| STORED RECORDS |

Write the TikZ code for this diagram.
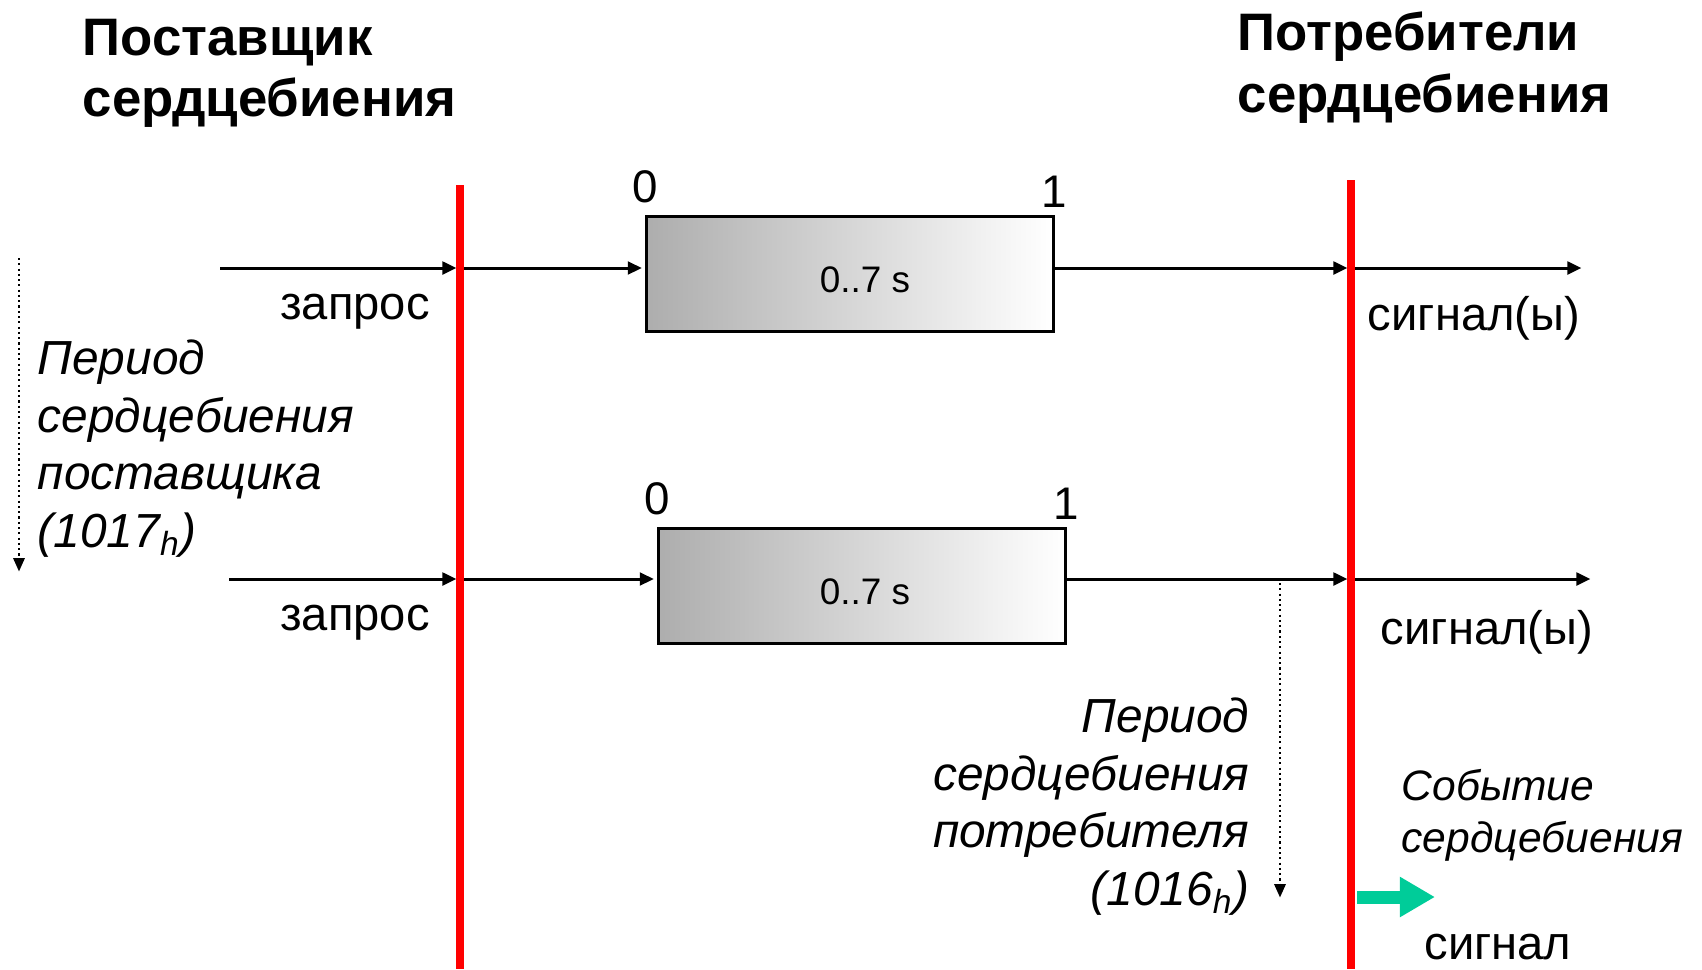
\documentclass[tikz,border=0pt]{standalone}
\usepackage{fontspec}
\setmainfont{Liberation Sans}
\usetikzlibrary{arrows.meta,positioning}
\definecolor{hbgreen}{RGB}{0,204,153}
\tikzstyle{every node}=[inner sep=0pt]
\tikzstyle{arr}=[-{Triangle[length=4pt,width=3.6pt]},line width=0.85pt]
\tikzstyle{dotarr}=[-{Triangle[length=3.8pt,width=3.2pt]},dash pattern=on 0.6pt off 0.9pt,line width=0.65pt]
\tikzstyle{redline}=[red,line width=2pt]
\tikzstyle{window}=[draw,line width=0.85pt,left color=black!32,right color=white,minimum width=4.06cm,minimum height=1.15cm]
\tikzstyle{title}=[font=\fontsize{15}{17.6}\selectfont\bfseries,align=left]
\tikzstyle{txt}=[font=\fontsize{13.4}{16}\selectfont]
\tikzstyle{tick}=[font=\fontsize{13}{15}\selectfont]
\tikzstyle{dur}=[font=\fontsize{10.5}{12}\selectfont]
\tikzstyle{period}=[font=\fontsize{13.6}{16.4}\selectfont\itshape]
\tikzstyle{event}=[font=\fontsize{12.1}{14.8}\selectfont\itshape,align=left]

\begin{document}
\begin{tikzpicture}[x=0.01cm,y=-0.01cm,shorten >=1pt]
\useasboundingbox (0,0) rectangle (1702,969);
% titles
\node[title,anchor=north west] (prov) at (82,18) {Поставщик\\сердцебиения};
\node[title,anchor=north west] (cons) at (1237,11) {Потребители\\сердцебиения};

% windows
\node[window] (w_1) at (850,274) {};
\node[window] (w_2) at (862,586) {};
\node[tick] (z_1) [above=0.11cm of w_1.north west] {0};
\node[tick] (o_1) [above=0.07cm of w_1.north east] {1};
\node[tick] (z_2) [above=0.11cm of w_2.north west] {0};
\node[tick] (o_2) [above=0.07cm of w_2.north east] {1};
\node[dur] (d_1) at (865,280) {0..7 s};
\node[dur] (d_2) at (865,592) {0..7 s};

% red lines
\coordinate (pl_t) at (460,185);
\coordinate (pl_b) at (460,969);
\coordinate (cl_t) at (1351,180);
\coordinate (cl_b) at (1351,969);

% requests and signals
\coordinate (in_1) at (220,268);
\coordinate (out_1) at (1585,268);
\coordinate (in_2) at (229,579);
\coordinate (out_2) at (1594,579);
\draw[arr] (in_1) -- (in_1 -| pl_t);
\draw[arr] (pl_t |- in_1) -- (w_1.west |- in_1);
\draw[arr] (w_1.east |- in_1) -- (cl_t |- in_1);
\draw[arr] (cl_t |- in_1) -- (out_1);
\draw[arr] (in_2) -- (in_2 -| pl_t);
\draw[arr] (pl_t |- in_2) -- (w_2.west |- in_2);
\draw[arr] (w_2.east |- in_2) -- (cl_t |- in_2);
\draw[arr] (cl_t |- in_2) -- (out_2);
\draw[redline,shorten >=0pt] (pl_t) -- (pl_b);
\draw[redline,shorten >=0pt] (cl_t) -- (cl_b);

\node[txt] (req_1) at (355,312) {запрос};
\node[txt] (req_2) at (355,623) {запрос};
\node[txt] (sig_1) at (1474,318) {сигнал(ы)};
\node[txt] (sig_2) at (1487,632) {сигнал(ы)};

% periods
\coordinate (pp_t) at (19,258);
\coordinate (pp_b) at (19,575);
\coordinate (cp_t) at (1280,583);
\coordinate (cp_b) at (1280,901);
\draw[dotarr] (pp_t) -- (pp_b);
\draw[dotarr] (cp_t) -- (cp_b);
\node[period,anchor=north west,align=left] (pp_txt) at (37,339) {Период\\сердцебиения\\поставщика\\(1017\textsubscript{h})};
\node[period,anchor=north east,align=right] (cp_txt) at (1250,697) {Период\\сердцебиения\\потребителя\\(1016\textsubscript{h})};

% heartbeat event
\node[event,anchor=north west] (ev_txt) at (1401,769) {Событие\\сердцебиения};
\coordinate (ev_a) at (1357,897);
\coordinate (ev_b) at (1435,897);
\draw[hbgreen,line width=3.7pt,-{Triangle[length=10pt,width=10.8pt]},shorten >=0pt] (ev_a) -- (ev_b);
\node[txt] (sig_3) at (1498,947) {сигнал};
\end{tikzpicture}
\end{document}
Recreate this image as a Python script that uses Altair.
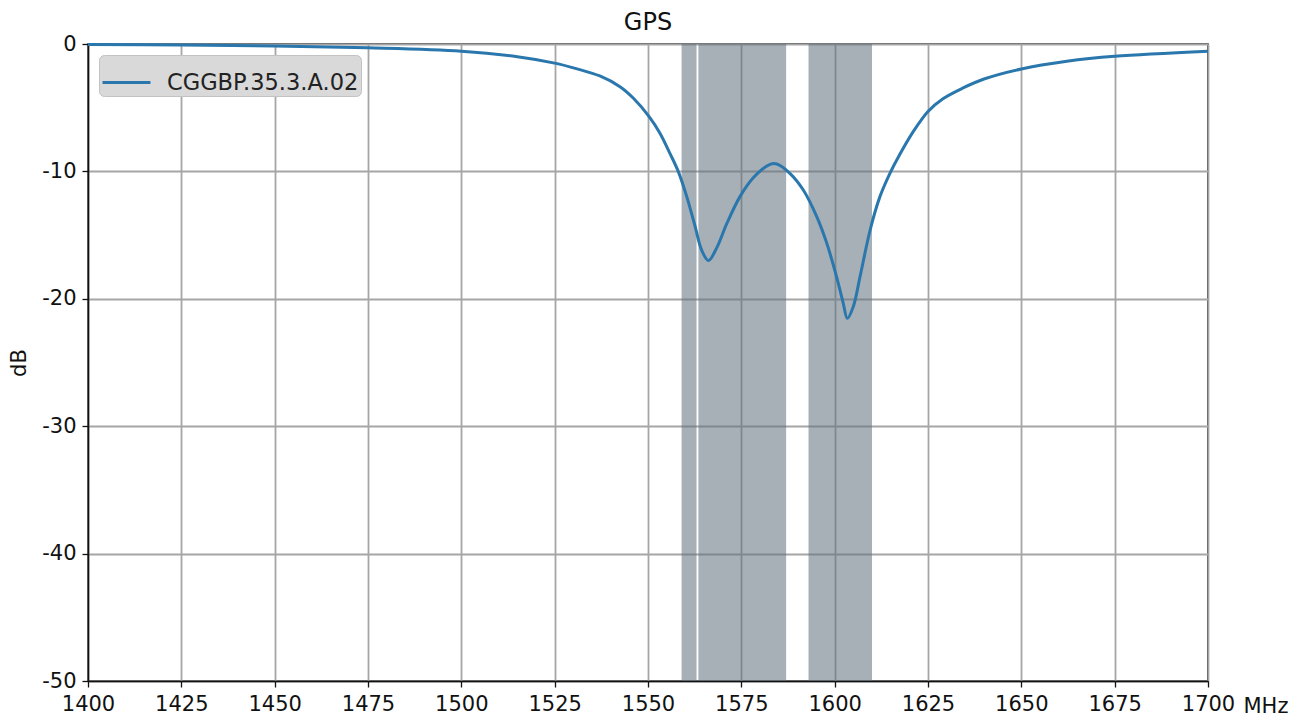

| TASK TO COMPLETE |
Leave out the pictures and give the rest of the records again exactly.

| WORKED ANSWER |
Write the TikZ code for this diagram.
\documentclass[tikz,border=0pt]{standalone}
\usepackage{fontspec}
\setmainfont{Liberation Sans}
\usetikzlibrary{arrows.meta,positioning}
\definecolor{hbgreen}{RGB}{0,204,153}
\tikzstyle{every node}=[inner sep=0pt]
\tikzstyle{arr}=[-{Triangle[length=4pt,width=3.6pt]},line width=0.85pt]
\tikzstyle{dotarr}=[-{Triangle[length=3.8pt,width=3.2pt]},dash pattern=on 0.6pt off 0.9pt,line width=0.65pt]
\tikzstyle{redline}=[red,line width=2pt]
\tikzstyle{window}=[draw,line width=0.85pt,left color=black!32,right color=white,minimum width=4.06cm,minimum height=1.15cm]
\tikzstyle{title}=[font=\fontsize{15}{17.6}\selectfont\bfseries,align=left]
\tikzstyle{txt}=[font=\fontsize{13.4}{16}\selectfont]
\tikzstyle{tick}=[font=\fontsize{13}{15}\selectfont]
\tikzstyle{dur}=[font=\fontsize{10.5}{12}\selectfont]
\tikzstyle{period}=[font=\fontsize{13.6}{16.4}\selectfont\itshape]
\tikzstyle{event}=[font=\fontsize{12.1}{14.8}\selectfont\itshape,align=left]

\begin{document}
\begin{tikzpicture}[x=0.01cm,y=-0.01cm,shorten >=1pt]
\useasboundingbox (0,0) rectangle (1702,969);
% titles
\node[title,anchor=north west] (prov) at (82,18) {Поставщик\\сердцебиения};
\node[title,anchor=north west] (cons) at (1237,11) {Потребители\\сердцебиения};

% windows
\node[window] (w_1) at (850,274) {};
\node[window] (w_2) at (862,586) {};
\node[tick] (z_1) [above=0.11cm of w_1.north west] {0};
\node[tick] (o_1) [above=0.07cm of w_1.north east] {1};
\node[tick] (z_2) [above=0.11cm of w_2.north west] {0};
\node[tick] (o_2) [above=0.07cm of w_2.north east] {1};
\node[dur] (d_1) at (865,280) {0..7 s};
\node[dur] (d_2) at (865,592) {0..7 s};

% red lines
\coordinate (pl_t) at (460,185);
\coordinate (pl_b) at (460,969);
\coordinate (cl_t) at (1351,180);
\coordinate (cl_b) at (1351,969);

% requests and signals
\coordinate (in_1) at (220,268);
\coordinate (out_1) at (1585,268);
\coordinate (in_2) at (229,579);
\coordinate (out_2) at (1594,579);
\draw[arr] (in_1) -- (in_1 -| pl_t);
\draw[arr] (pl_t |- in_1) -- (w_1.west |- in_1);
\draw[arr] (w_1.east |- in_1) -- (cl_t |- in_1);
\draw[arr] (cl_t |- in_1) -- (out_1);
\draw[arr] (in_2) -- (in_2 -| pl_t);
\draw[arr] (pl_t |- in_2) -- (w_2.west |- in_2);
\draw[arr] (w_2.east |- in_2) -- (cl_t |- in_2);
\draw[arr] (cl_t |- in_2) -- (out_2);
\draw[redline,shorten >=0pt] (pl_t) -- (pl_b);
\draw[redline,shorten >=0pt] (cl_t) -- (cl_b);

\node[txt] (req_1) at (355,312) {запрос};
\node[txt] (req_2) at (355,623) {запрос};
\node[txt] (sig_1) at (1474,318) {сигнал(ы)};
\node[txt] (sig_2) at (1487,632) {сигнал(ы)};

% periods
\coordinate (pp_t) at (19,258);
\coordinate (pp_b) at (19,575);
\coordinate (cp_t) at (1280,583);
\coordinate (cp_b) at (1280,901);
\draw[dotarr] (pp_t) -- (pp_b);
\draw[dotarr] (cp_t) -- (cp_b);
\node[period,anchor=north west,align=left] (pp_txt) at (37,339) {Период\\сердцебиения\\поставщика\\(1017\textsubscript{h})};
\node[period,anchor=north east,align=right] (cp_txt) at (1250,697) {Период\\сердцебиения\\потребителя\\(1016\textsubscript{h})};

% heartbeat event
\node[event,anchor=north west] (ev_txt) at (1401,769) {Событие\\сердцебиения};
\coordinate (ev_a) at (1357,897);
\coordinate (ev_b) at (1435,897);
\draw[hbgreen,line width=3.7pt,-{Triangle[length=10pt,width=10.8pt]},shorten >=0pt] (ev_a) -- (ev_b);
\node[txt] (sig_3) at (1498,947) {сигнал};
\end{tikzpicture}
\end{document}
Recreate this image as a Python script that uses Altair.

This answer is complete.